Four core algorithms (freeway lane selection, cooperative/forced freeway merging, arterial lane selection, and oversaturated freeway flow) and four data sets (I-80 in Emeryville, CA; U.S. 101 and Lankersham Boulevard in Universal City, CA; and Peachtree Street in Atlanta, GA) have been developed under NGSIM.
The Results
Commercial software developers are showing great interest in NGSIM. PTV (www.vissim.us), Traffic Simulation Systems (www.tss-bcn.com) and Quadstone (www.paramics-online.com), developers of the traffic simulation models VISSIM, AIMSUN and Paramics, respectively, have incorporated the freeway selection algorithm into their products on a test basis and validated the algorithm, meaning that the results of the simulation can be trusted as an accurate forecast. Over the coming year, responsibility for continued development, maintenance and support of NGSIM will be transferred from the government to an Open Source community. In an Open Source community, software is distributed to a community's members, with membership open to all interested individuals, many of whom contribute to the development, maintenance and support of that software.
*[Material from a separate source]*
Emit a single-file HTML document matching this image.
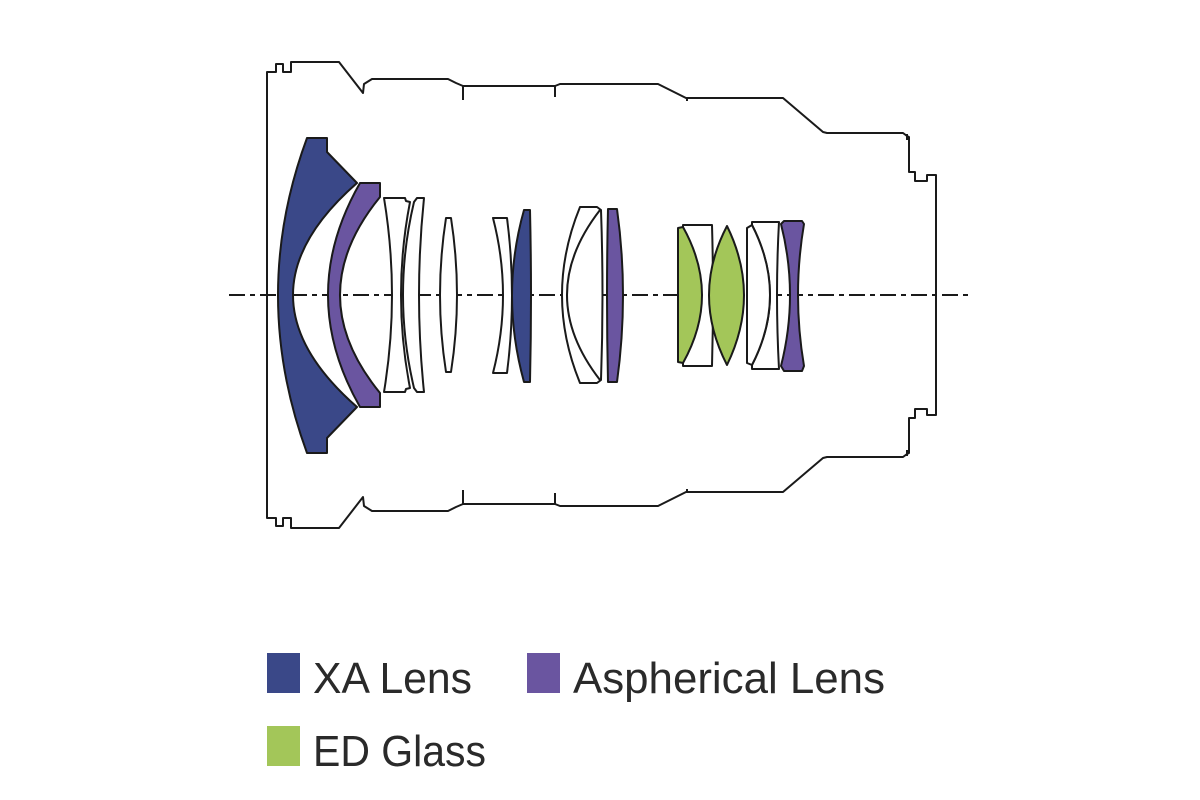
<!DOCTYPE html>
<html><head><meta charset="utf-8"><style>
html,body{margin:0;padding:0;background:#fff;}
svg{display:block;}
</style></head><body>
<svg width="1200" height="800" viewBox="0 0 1200 800" xmlns="http://www.w3.org/2000/svg">
<g fill="none" stroke="#1a1a1a" stroke-width="2" stroke-linejoin="round">
<path d="M267,295 L267,72 L276,72 L276,64 L283,64 L283,72 L291,72 L291,62 L339,62 L363,93 L364,84 L372,79 L448,79 L456,83 L463,86 L555,86 L560,84 L658,84 L686,98 L783,98 L823,132 L827,133 L903,133 L907,136 L909,137 L909,172 L915,172 L915,181 L927,181 L927,175 L936,175 L936,295"/>
<path d="M267,295 L267,518 L276,518 L276,526 L283,526 L283,518 L291,518 L291,528 L339,528 L363,497 L364,506 L372,511 L448,511 L456,507 L463,504 L555,504 L560,506 L658,506 L686,492 L783,492 L823,458 L827,457 L903,457 L907,454 L909,453 L909,418 L915,418 L915,409 L927,409 L927,415 L936,415 L936,295"/>
<path d="M463,86 L463,100 M555,85 L555,97 M687,98 L687,101 M463,504 L463,490 M555,505 L555,493 M687,492 L687,489 M907,134 L907,140 M907,456 L907,450"/>
</g>
<line x1="229" y1="295" x2="968" y2="295" stroke="#1a1a1a" stroke-width="2" stroke-dasharray="16,5,5,5"/>
<g stroke="#1a1a1a" stroke-width="2" stroke-linejoin="round">
<path fill="#3a4888" d="M307,138 L327,138 L327,152 L357,183 Q229,295 357,407 L327,438 L327,453 L307,453 Q249,295 307,138 Z"/>
<path fill="#6a55a0" d="M360,183 L380,183 L380,197 Q300,295 380,393 L380,407 L360,407 Q296,295 360,183 Z"/>
<path fill="#fff" d="M384,198 L405,198 L406,201 L410,202 Q392,295 410,388 L406,389 L405,392 L384,392 Q400,295 384,198 Z"/>
<path fill="#fff" d="M417,198 L424,198 Q414,295 424,392 L417,392 L414,388 Q392,295 414,202 Z"/>
<path fill="#fff" d="M446,218 L451,218 Q463,295 451,372 L446,372 Q434,295 446,218 Z"/>
<path fill="#fff" d="M493,218 L507,218 Q517,295 507,373 L493,373 Q513,295 493,218 Z"/>
<path fill="#3a4888" d="M524,210 L530,210 Q532,295 530,382 L524,382 Q500,295 524,210 Z"/>
<path fill="#fff" d="M580,207 L597,207 L601,210 Q604,295 601,380 L597,383 L580,383 Q544,295 580,207 Z"/>
<path fill="none" d="M600,210 Q534,295 600,380"/>
<path fill="#6a55a0" d="M608,209 L617,209 Q629,295 617,382 L608,382 Q606,295 608,209 Z"/>
<path fill="#fff" d="M683,225 L712,225 Q714,295 712,366 L683,366 Z"/>
<path fill="#a3c659" d="M678,228 L683,227 Q721,295 683,363 L678,362 Z"/>
<path fill="#a3c659" d="M727,226 Q761,295 727,365 Q691,295 727,226 Z"/>
<path fill="#fff" d="M752,222 L779,222 Q775,295 779,369 L752,369 L752,365 Q788,295 752,225 Z"/>
<path fill="#fff" d="M747,228 L752,225 Q788,295 752,365 L747,363 Z"/>
<path fill="#6a55a0" d="M784,221 L802,221 L804,224 Q792,295 804,366 L802,371 L784,371 L781,366 Q799,295 781,224 Z"/>
</g>
<g font-family="'Liberation Sans', sans-serif" font-size="44" fill="#2a2a2a">
<rect x="267" y="653" width="33" height="40" fill="#3a4888"/>
<text x="313" y="693" textLength="159" lengthAdjust="spacingAndGlyphs">XA Lens</text>
<rect x="527" y="653" width="33" height="40" fill="#6a55a0"/>
<text x="573" y="693" textLength="312" lengthAdjust="spacingAndGlyphs">Aspherical Lens</text>
<rect x="267" y="726" width="33" height="40" fill="#a3c659"/>
<text x="313" y="766" textLength="173" lengthAdjust="spacingAndGlyphs">ED Glass</text>
</g>
</svg>
</body></html>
NGSIM's many developers and users applaud NGSIM's transition to an Open Source environment and see it as key to making the software even more useful. Nagui Rouphail, director of the Institute for Transportation Research and Education at North Carolina State University, says that NGSIM "represents a model public-private partnership that has yielded demonstrable benefits for both the public and private sectors.“
Conclusion
Playing a variety of roles, each appropriate to the individual situation, U.S. DOT has been instrumental in the development and widespread use of software systems that makes it easier for transportation professionals to do their jobs. This, in turn, makes it easier for them to fulfill their mission of improving the quality of life for the traveling public.